#### PROBLEM
Among the lines below, list those containing the string "React".

#### ENTRIES
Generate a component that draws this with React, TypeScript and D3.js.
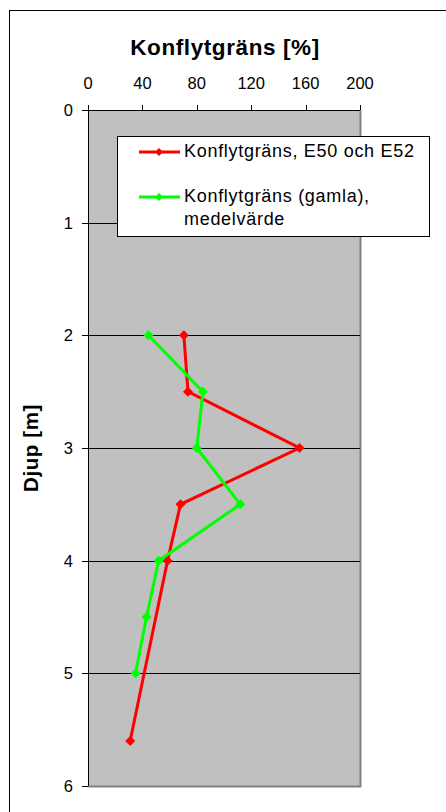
import React from 'react';
import * as d3 from 'd3';

// Konflytgräns (E50 och E52)
const redDepth = [2, 2.5, 3, 3.5, 4, 5.6];
const redValue = [70.5, 73.5, 155.5, 68, 58.5, 31];
// Konflytgräns (gamla), medelvärde
const greenDepth = [2, 2.5, 3, 3.5, 4, 4.5, 5];
const greenValue = [44.5, 84.5, 80, 112, 52, 43, 35];

const xTicks = [0, 40, 80, 120, 160, 200];
const yTicks = [0, 1, 2, 3, 4, 5, 6];
const seriesNames = ['Konflytgräns, E50 och E52', 'Konflytgräns (gamla),', 'medelvärde'];

const W = 446, H = 812;
const margin = { left: 88, top: 110, right: 86, bottom: 26 };
const font = "'Liberation Sans', Arial, sans-serif";

export default function App() {
  const x = d3.scaleLinear().domain([0, 200]).range([margin.left, W - margin.right]);
  const y = d3.scaleLinear().domain([0, 6]).range([margin.top, H - margin.bottom]);

  const line = d3.line<[number, number]>().x(d => x(d[1])).y(d => y(d[0]));
  const redPts: [number, number][] = redDepth.map((d, i) => [d, redValue[i]]);
  const greenPts: [number, number][] = greenDepth.map((d, i) => [d, greenValue[i]]);

  const diamond = (cx: number, cy: number, r: number) =>
    `M${cx},${cy - r}L${cx + r},${cy}L${cx},${cy + r}L${cx - r},${cy}Z`;

  const x0 = x(0), x1 = x(200), y0 = y(0), y1 = y(6);

  return (
    <div style={{ position: 'fixed', left: 0, top: 0 }}>
      <svg width={W} height={H} style={{ display: 'block', fontFamily: font }}>
        <rect x={0} y={0} width={W} height={H} fill='white' />
        {/* outer chart border */}
        <rect x={9.5} y={10.5} width={W + 20} height={H + 20} fill='none' stroke='black' strokeWidth={1} />

        {/* plot area */}
        <rect x={x0} y={y0} width={x1 - x0} height={y1 - y0} fill='#c0c0c0' />
        <line x1={x1 + 0.5} x2={x1 + 0.5} y1={y0} y2={y1 + 1} stroke='#808080' strokeWidth={2} />
        <line x1={x0} x2={x1 + 1} y1={y1 + 0.5} y2={y1 + 0.5} stroke='#808080' strokeWidth={2} />

        {/* gridlines */}
        {yTicks.slice(1, -1).map(t => (
          <line key={t} x1={x0} x2={x1} y1={Math.round(y(t)) + 0.5} y2={Math.round(y(t)) + 0.5} stroke='black' strokeWidth={1} />
        ))}

        {/* top x axis */}
        <line x1={x0} x2={x1} y1={y0 + 0.5} y2={y0 + 0.5} stroke='black' />
        {xTicks.map(t => (
          <g key={t}>
            <line x1={Math.round(x(t)) + 0.5} x2={Math.round(x(t)) + 0.5} y1={y0 - 5} y2={y0} stroke='black' />
            <text x={x(t)} y={y0 - 21} textAnchor='middle' fontSize={16.5}>{t}</text>
          </g>
        ))}

        {/* left y axis */}
        <line x1={x0 + 0.5} x2={x0 + 0.5} y1={y0} y2={y1} stroke='black' />
        {yTicks.map(t => (
          <g key={t}>
            <line x1={x0 - 6} x2={x0} y1={Math.round(y(t)) + 0.5} y2={Math.round(y(t)) + 0.5} stroke='black' />
            <text x={x0 - 15} y={y(t) + 6} textAnchor='end' fontSize={16.5}>{t}</text>
          </g>
        ))}

        {/* titles */}
        <text x={225} y={55} textAnchor='middle' fontSize={22.5} fontWeight='bold' letterSpacing={0.6}>Konflytgräns [%]</text>
        <text transform={`translate(38,${(y0 + y1) / 2}) rotate(-90)`} textAnchor='middle' fontSize={20.5} fontWeight='bold' letterSpacing={0.6}>Djup [m]</text>

        {/* series */}
        <path d={line(redPts) || ''} fill='none' stroke='#ff0000' strokeWidth={3} />
        {redPts.map((p, i) => <path key={i} d={diamond(x(p[1]), y(p[0]), 5)} fill='#ff0000' />)}
        <path d={line(greenPts) || ''} fill='none' stroke='#00ff00' strokeWidth={3} />
        {greenPts.map((p, i) => <path key={i} d={diamond(x(p[1]), y(p[0]), 5)} fill='#00ff00' />)}

        {/* legend */}
        <rect x={117.5} y={136.5} width={312} height={100} fill='white' stroke='black' />
        <line x1={139} x2={180} y1={152} y2={152} stroke='#ff0000' strokeWidth={3} />
        <path d={diamond(159, 152, 4)} fill='#ff0000' />
        <text x={184} y={157} fontSize={18} letterSpacing={0.7}>{seriesNames[0]}</text>
        <line x1={139} x2={180} y1={197} y2={197} stroke='#00ff00' strokeWidth={3} />
        <path d={diamond(159, 197, 4)} fill='#00ff00' />
        <text x={184} y={202} fontSize={18} letterSpacing={0.7}>{seriesNames[1]}</text>
        <text x={184} y={225} fontSize={18} letterSpacing={0.7}>{seriesNames[2]}</text>
      </svg>
    </div>
  );
}
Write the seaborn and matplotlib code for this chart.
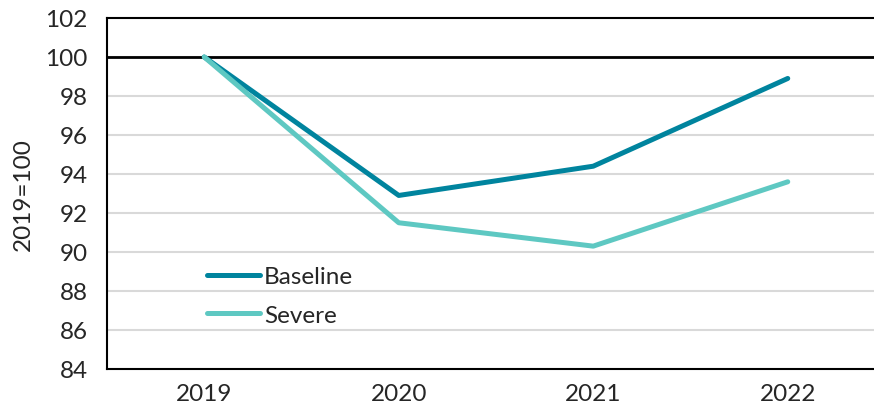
import pandas as pd
import matplotlib.pyplot as plt
import seaborn as sns

years = ['2019', '2020', '2021', '2022']
baseline = [100, 92.9, 94.4, 98.9]
severe = [100, 91.5, 90.3, 93.6]

df = pd.DataFrame({'Year': years * 2,
                   'Value': baseline + severe,
                   'Scenario': ['Baseline'] * 4 + ['Severe'] * 4})

sns.set_style('white')
plt.rcParams['font.family'] = ['Lato', 'DejaVu Sans']

fig = plt.figure(figsize=(8.74, 4.14), dpi=100)
ax = fig.add_axes([107 / 874, 1 - 370 / 414, (885 - 107) / 874, (370 - 19) / 414])

# grid lines
for y in range(86, 102, 2):
    ax.axhline(y, color='#D9D9D9', lw=1.5, zorder=0)
ax.axhline(100, color='black', lw=2, zorder=1)

sns.lineplot(data=df, x='Year', y='Value', hue='Scenario',
             palette={'Baseline': '#00849E', 'Severe': '#5EC8C2'},
             lw=3.6, ax=ax, zorder=3, solid_capstyle='round')

ax.set_ylim(84, 102)
ax.set_yticks(range(84, 103, 2))
ax.set_xlim(-0.5, 3.5)
ax.set_xlabel('')
ax.set_ylabel('2019=100', fontsize=17.5, labelpad=8)
ax.tick_params(axis='both', labelsize=17.5, length=0)
ax.tick_params(axis='y', pad=14)
ax.tick_params(axis='x', pad=10)

for side in ['left', 'bottom', 'top']:
    ax.spines[side].set_color('black')
    ax.spines[side].set_linewidth(1.5)
ax.spines['right'].set_visible(False)

leg = ax.legend(loc='upper left', bbox_to_anchor=(0.10, 0.355), frameon=False,
                fontsize=17.5, handlelength=2.2, handletextpad=0.15,
                labelspacing=0.72)
for line in leg.get_lines():
    line.set_linewidth(3.6)
    line.set_solid_capstyle('round')

fig.savefig('out.png', dpi=100)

#### RESULT OF THIS TASK
Generate a component that draws this with React, TypeScript and D3.js.
import React from 'react';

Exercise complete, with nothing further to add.